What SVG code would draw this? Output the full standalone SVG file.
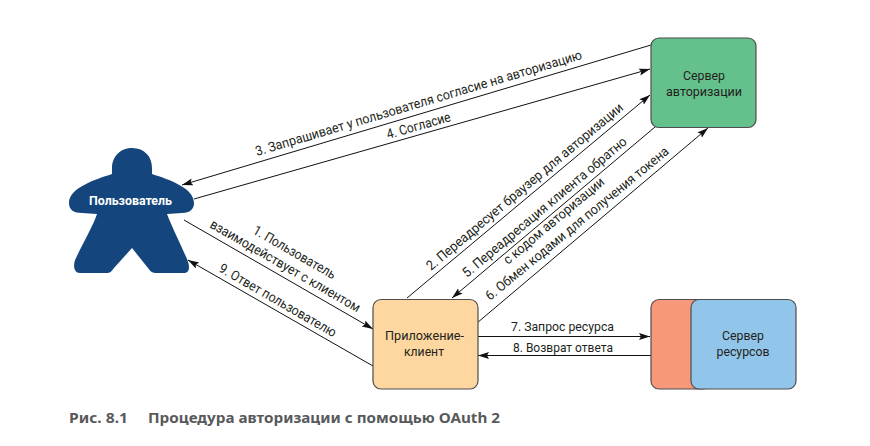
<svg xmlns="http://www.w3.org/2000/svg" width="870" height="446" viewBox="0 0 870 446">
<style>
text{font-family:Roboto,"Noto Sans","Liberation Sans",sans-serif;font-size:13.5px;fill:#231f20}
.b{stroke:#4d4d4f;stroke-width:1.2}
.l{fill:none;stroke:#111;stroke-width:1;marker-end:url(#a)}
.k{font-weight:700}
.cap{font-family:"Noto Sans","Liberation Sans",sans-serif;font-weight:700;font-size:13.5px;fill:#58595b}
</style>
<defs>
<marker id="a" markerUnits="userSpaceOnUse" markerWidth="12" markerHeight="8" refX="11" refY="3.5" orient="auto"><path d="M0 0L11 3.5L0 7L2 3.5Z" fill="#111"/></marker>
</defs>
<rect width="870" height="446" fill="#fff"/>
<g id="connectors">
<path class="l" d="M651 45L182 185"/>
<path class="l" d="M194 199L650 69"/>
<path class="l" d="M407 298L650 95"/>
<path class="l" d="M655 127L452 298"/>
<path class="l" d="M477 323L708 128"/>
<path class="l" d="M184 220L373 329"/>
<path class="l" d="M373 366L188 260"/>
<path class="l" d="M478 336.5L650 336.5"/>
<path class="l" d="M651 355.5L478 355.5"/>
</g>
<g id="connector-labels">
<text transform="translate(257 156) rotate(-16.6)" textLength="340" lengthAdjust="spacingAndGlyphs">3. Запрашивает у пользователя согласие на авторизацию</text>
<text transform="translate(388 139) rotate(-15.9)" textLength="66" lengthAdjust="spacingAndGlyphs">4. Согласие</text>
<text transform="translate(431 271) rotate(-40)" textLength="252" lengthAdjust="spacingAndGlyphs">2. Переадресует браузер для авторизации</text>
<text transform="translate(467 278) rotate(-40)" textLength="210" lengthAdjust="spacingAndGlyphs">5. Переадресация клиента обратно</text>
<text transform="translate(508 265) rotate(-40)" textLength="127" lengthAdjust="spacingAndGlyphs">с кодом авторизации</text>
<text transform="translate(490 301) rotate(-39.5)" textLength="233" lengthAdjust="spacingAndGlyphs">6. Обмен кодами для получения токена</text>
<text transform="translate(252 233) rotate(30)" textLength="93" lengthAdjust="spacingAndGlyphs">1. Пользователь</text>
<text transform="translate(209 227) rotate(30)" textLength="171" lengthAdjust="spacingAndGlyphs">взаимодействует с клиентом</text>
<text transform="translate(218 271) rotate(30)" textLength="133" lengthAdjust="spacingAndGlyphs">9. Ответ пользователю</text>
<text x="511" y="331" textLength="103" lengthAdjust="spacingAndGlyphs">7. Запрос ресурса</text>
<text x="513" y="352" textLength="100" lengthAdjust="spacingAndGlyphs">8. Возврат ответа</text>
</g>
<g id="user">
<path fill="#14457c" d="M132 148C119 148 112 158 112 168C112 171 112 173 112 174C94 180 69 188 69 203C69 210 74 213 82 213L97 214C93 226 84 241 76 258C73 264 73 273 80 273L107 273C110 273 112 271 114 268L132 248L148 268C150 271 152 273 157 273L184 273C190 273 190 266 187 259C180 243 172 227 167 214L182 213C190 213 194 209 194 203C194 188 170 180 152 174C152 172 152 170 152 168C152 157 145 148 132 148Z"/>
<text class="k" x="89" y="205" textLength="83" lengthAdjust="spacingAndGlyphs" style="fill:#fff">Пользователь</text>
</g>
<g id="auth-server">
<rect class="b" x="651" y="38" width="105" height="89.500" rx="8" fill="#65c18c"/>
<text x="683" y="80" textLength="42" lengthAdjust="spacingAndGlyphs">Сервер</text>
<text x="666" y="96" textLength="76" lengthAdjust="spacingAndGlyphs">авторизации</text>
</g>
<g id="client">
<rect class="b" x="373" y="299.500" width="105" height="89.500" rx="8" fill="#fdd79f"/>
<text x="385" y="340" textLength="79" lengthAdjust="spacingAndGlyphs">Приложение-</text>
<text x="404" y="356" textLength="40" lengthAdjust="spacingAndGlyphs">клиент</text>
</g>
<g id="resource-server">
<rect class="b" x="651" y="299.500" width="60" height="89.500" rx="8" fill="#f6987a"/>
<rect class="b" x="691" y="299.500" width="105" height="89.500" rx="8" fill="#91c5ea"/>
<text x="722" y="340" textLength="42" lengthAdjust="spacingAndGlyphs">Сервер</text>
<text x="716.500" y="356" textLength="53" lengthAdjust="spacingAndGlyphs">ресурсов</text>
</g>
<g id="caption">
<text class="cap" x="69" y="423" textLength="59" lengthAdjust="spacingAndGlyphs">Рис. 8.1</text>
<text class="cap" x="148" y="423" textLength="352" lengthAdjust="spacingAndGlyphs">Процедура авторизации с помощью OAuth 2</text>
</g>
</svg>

- _Problem to work on_:
Reproduce the material above in full, exactly, with no images.

- _Response to the task_:
What SVG code would draw this? Output the full standalone SVG file.
<svg xmlns="http://www.w3.org/2000/svg" width="870" height="446" viewBox="0 0 870 446">
<style>
text{font-family:Roboto,"Noto Sans","Liberation Sans",sans-serif;font-size:13.5px;fill:#231f20}
.b{stroke:#4d4d4f;stroke-width:1.2}
.l{fill:none;stroke:#111;stroke-width:1;marker-end:url(#a)}
.k{font-weight:700}
.cap{font-family:"Noto Sans","Liberation Sans",sans-serif;font-weight:700;font-size:13.5px;fill:#58595b}
</style>
<defs>
<marker id="a" markerUnits="userSpaceOnUse" markerWidth="12" markerHeight="8" refX="11" refY="3.5" orient="auto"><path d="M0 0L11 3.5L0 7L2 3.5Z" fill="#111"/></marker>
</defs>
<rect width="870" height="446" fill="#fff"/>
<g id="connectors">
<path class="l" d="M651 45L182 185"/>
<path class="l" d="M194 199L650 69"/>
<path class="l" d="M407 298L650 95"/>
<path class="l" d="M655 127L452 298"/>
<path class="l" d="M477 323L708 128"/>
<path class="l" d="M184 220L373 329"/>
<path class="l" d="M373 366L188 260"/>
<path class="l" d="M478 336.5L650 336.5"/>
<path class="l" d="M651 355.5L478 355.5"/>
</g>
<g id="connector-labels">
<text transform="translate(257 156) rotate(-16.6)" textLength="340" lengthAdjust="spacingAndGlyphs">3. Запрашивает у пользователя согласие на авторизацию</text>
<text transform="translate(388 139) rotate(-15.9)" textLength="66" lengthAdjust="spacingAndGlyphs">4. Согласие</text>
<text transform="translate(431 271) rotate(-40)" textLength="252" lengthAdjust="spacingAndGlyphs">2. Переадресует браузер для авторизации</text>
<text transform="translate(467 278) rotate(-40)" textLength="210" lengthAdjust="spacingAndGlyphs">5. Переадресация клиента обратно</text>
<text transform="translate(508 265) rotate(-40)" textLength="127" lengthAdjust="spacingAndGlyphs">с кодом авторизации</text>
<text transform="translate(490 301) rotate(-39.5)" textLength="233" lengthAdjust="spacingAndGlyphs">6. Обмен кодами для получения токена</text>
<text transform="translate(252 233) rotate(30)" textLength="93" lengthAdjust="spacingAndGlyphs">1. Пользователь</text>
<text transform="translate(209 227) rotate(30)" textLength="171" lengthAdjust="spacingAndGlyphs">взаимодействует с клиентом</text>
<text transform="translate(218 271) rotate(30)" textLength="133" lengthAdjust="spacingAndGlyphs">9. Ответ пользователю</text>
<text x="511" y="331" textLength="103" lengthAdjust="spacingAndGlyphs">7. Запрос ресурса</text>
<text x="513" y="352" textLength="100" lengthAdjust="spacingAndGlyphs">8. Возврат ответа</text>
</g>
<g id="user">
<path fill="#14457c" d="M132 148C119 148 112 158 112 168C112 171 112 173 112 174C94 180 69 188 69 203C69 210 74 213 82 213L97 214C93 226 84 241 76 258C73 264 73 273 80 273L107 273C110 273 112 271 114 268L132 248L148 268C150 271 152 273 157 273L184 273C190 273 190 266 187 259C180 243 172 227 167 214L182 213C190 213 194 209 194 203C194 188 170 180 152 174C152 172 152 170 152 168C152 157 145 148 132 148Z"/>
<text class="k" x="89" y="205" textLength="83" lengthAdjust="spacingAndGlyphs" style="fill:#fff">Пользователь</text>
</g>
<g id="auth-server">
<rect class="b" x="651" y="38" width="105" height="89.500" rx="8" fill="#65c18c"/>
<text x="683" y="80" textLength="42" lengthAdjust="spacingAndGlyphs">Сервер</text>
<text x="666" y="96" textLength="76" lengthAdjust="spacingAndGlyphs">авторизации</text>
</g>
<g id="client">
<rect class="b" x="373" y="299.500" width="105" height="89.500" rx="8" fill="#fdd79f"/>
<text x="385" y="340" textLength="79" lengthAdjust="spacingAndGlyphs">Приложение-</text>
<text x="404" y="356" textLength="40" lengthAdjust="spacingAndGlyphs">клиент</text>
</g>
<g id="resource-server">
<rect class="b" x="651" y="299.500" width="60" height="89.500" rx="8" fill="#f6987a"/>
<rect class="b" x="691" y="299.500" width="105" height="89.500" rx="8" fill="#91c5ea"/>
<text x="722" y="340" textLength="42" lengthAdjust="spacingAndGlyphs">Сервер</text>
<text x="716.500" y="356" textLength="53" lengthAdjust="spacingAndGlyphs">ресурсов</text>
</g>
<g id="caption">
<text class="cap" x="69" y="423" textLength="59" lengthAdjust="spacingAndGlyphs">Рис. 8.1</text>
<text class="cap" x="148" y="423" textLength="352" lengthAdjust="spacingAndGlyphs">Процедура авторизации с помощью OAuth 2</text>
</g>
</svg>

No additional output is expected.